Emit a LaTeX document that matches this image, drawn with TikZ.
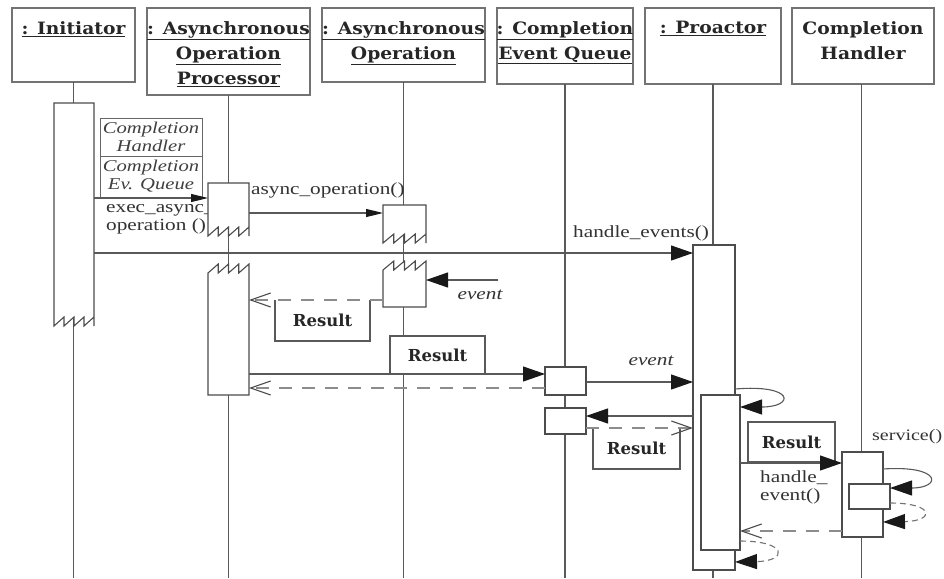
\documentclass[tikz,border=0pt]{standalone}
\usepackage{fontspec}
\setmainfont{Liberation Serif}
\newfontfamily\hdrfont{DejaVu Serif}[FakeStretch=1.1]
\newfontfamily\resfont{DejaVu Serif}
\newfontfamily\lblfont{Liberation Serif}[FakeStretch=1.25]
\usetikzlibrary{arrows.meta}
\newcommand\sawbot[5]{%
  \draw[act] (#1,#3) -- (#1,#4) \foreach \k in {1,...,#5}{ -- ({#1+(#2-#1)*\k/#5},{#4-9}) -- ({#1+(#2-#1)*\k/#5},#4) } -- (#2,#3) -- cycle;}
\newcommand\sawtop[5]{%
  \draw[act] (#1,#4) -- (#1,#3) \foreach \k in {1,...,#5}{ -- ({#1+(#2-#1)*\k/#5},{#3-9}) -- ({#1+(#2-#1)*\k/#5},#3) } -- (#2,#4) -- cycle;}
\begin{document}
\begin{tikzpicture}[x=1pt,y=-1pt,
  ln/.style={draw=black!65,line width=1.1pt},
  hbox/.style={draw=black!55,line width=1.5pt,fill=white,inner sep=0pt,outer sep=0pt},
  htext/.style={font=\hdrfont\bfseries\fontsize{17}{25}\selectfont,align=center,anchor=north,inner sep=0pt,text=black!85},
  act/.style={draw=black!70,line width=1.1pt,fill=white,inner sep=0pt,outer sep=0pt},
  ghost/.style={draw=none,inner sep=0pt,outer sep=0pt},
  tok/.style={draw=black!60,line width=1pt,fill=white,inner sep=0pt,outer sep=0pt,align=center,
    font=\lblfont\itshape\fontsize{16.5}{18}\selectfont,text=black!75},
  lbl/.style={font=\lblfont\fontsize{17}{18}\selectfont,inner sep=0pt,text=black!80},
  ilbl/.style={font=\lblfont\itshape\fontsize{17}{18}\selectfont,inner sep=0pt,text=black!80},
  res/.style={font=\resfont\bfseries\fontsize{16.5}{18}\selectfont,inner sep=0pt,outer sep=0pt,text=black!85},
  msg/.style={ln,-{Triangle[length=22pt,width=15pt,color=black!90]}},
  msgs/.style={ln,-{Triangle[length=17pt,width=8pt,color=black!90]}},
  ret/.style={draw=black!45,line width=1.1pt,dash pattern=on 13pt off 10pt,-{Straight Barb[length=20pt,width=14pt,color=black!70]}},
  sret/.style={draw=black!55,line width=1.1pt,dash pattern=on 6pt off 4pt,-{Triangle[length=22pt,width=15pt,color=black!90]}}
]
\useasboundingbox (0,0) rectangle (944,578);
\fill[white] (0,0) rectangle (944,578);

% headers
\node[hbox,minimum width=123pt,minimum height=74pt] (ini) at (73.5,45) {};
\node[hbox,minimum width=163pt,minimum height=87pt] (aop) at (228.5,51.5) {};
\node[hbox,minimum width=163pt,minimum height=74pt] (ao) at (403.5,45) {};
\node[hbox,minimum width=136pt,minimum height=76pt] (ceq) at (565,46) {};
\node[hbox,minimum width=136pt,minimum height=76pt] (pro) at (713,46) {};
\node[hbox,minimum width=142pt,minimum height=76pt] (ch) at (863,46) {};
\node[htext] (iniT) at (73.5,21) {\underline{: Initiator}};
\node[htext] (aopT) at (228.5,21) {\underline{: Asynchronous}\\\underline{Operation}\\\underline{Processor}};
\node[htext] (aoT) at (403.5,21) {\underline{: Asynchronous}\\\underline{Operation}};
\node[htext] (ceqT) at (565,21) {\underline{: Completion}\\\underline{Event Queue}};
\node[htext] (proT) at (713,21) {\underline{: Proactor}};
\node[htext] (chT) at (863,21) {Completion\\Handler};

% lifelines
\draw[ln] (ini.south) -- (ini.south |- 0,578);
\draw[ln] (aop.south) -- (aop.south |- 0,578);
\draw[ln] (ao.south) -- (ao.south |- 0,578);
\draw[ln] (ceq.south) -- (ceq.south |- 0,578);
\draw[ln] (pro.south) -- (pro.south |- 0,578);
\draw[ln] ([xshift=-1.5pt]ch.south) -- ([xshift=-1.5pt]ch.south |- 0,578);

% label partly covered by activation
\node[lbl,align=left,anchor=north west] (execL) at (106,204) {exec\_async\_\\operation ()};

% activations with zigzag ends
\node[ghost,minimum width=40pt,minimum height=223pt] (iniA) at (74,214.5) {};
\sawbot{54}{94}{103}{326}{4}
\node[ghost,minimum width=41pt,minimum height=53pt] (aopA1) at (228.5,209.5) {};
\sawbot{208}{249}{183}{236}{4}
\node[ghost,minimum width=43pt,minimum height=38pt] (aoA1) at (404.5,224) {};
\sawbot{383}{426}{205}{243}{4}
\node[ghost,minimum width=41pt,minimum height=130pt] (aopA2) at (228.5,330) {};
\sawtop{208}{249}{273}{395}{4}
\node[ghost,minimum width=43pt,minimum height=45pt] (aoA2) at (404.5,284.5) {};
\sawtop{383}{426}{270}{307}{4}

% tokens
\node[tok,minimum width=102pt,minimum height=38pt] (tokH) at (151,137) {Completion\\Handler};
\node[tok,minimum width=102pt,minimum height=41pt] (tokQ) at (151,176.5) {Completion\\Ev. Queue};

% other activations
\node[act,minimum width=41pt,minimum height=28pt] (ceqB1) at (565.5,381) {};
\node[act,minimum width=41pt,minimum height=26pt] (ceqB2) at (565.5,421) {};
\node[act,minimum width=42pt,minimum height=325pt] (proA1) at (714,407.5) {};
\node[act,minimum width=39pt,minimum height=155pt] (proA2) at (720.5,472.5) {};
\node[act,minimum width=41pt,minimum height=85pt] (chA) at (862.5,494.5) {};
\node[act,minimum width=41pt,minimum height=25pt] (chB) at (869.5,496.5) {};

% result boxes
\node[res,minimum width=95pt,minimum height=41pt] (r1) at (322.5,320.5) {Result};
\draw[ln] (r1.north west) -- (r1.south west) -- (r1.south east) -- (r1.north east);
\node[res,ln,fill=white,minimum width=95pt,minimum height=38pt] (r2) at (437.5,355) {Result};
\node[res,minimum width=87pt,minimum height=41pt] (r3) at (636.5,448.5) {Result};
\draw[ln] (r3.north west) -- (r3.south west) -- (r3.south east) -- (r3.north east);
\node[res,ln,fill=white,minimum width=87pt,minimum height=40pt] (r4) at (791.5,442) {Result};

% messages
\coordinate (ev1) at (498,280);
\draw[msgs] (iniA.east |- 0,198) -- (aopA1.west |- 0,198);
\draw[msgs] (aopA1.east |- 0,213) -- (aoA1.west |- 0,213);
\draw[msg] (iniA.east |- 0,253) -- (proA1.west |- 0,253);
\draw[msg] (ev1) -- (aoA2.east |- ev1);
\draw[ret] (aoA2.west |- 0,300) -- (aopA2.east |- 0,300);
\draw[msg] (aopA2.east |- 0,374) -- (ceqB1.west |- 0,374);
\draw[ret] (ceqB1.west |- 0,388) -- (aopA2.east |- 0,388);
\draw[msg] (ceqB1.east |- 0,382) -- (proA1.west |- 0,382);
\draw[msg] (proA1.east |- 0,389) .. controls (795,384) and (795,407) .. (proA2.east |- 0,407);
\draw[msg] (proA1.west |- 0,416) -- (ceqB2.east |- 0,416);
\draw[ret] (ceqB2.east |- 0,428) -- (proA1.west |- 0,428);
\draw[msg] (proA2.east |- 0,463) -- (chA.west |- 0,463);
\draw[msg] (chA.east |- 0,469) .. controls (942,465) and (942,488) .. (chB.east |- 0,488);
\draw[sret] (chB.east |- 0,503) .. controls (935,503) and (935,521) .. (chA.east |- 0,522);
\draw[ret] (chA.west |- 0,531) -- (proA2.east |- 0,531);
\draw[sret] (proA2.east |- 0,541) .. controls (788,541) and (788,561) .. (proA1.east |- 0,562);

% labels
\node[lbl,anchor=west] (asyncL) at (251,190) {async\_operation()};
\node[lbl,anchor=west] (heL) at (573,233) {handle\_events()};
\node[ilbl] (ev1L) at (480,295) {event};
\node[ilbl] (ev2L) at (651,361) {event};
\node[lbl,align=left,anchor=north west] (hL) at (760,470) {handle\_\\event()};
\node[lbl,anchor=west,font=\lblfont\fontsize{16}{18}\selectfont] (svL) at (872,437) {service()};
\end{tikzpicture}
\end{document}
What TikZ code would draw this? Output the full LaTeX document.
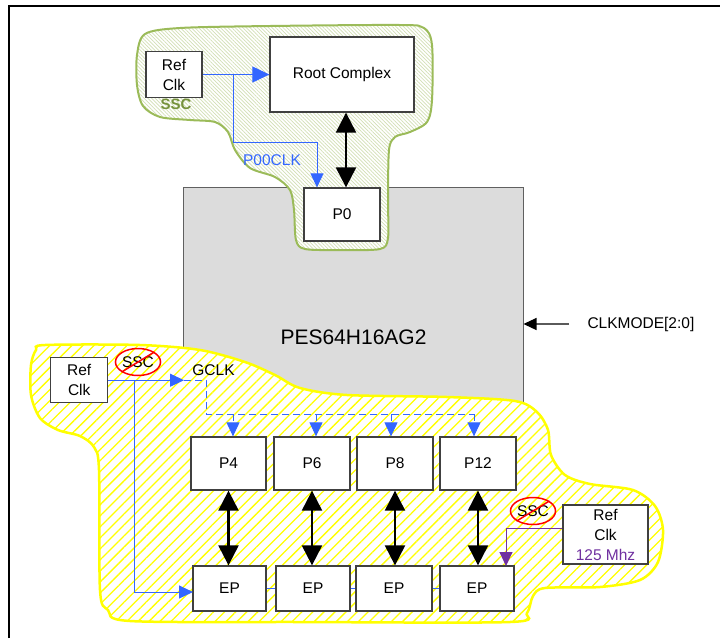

· · · · · · ·

◆ **What to do**:
Establish how many lines of the material above hold the word "with". Nothing but the count should be returned.

◆ **Right answer**:
2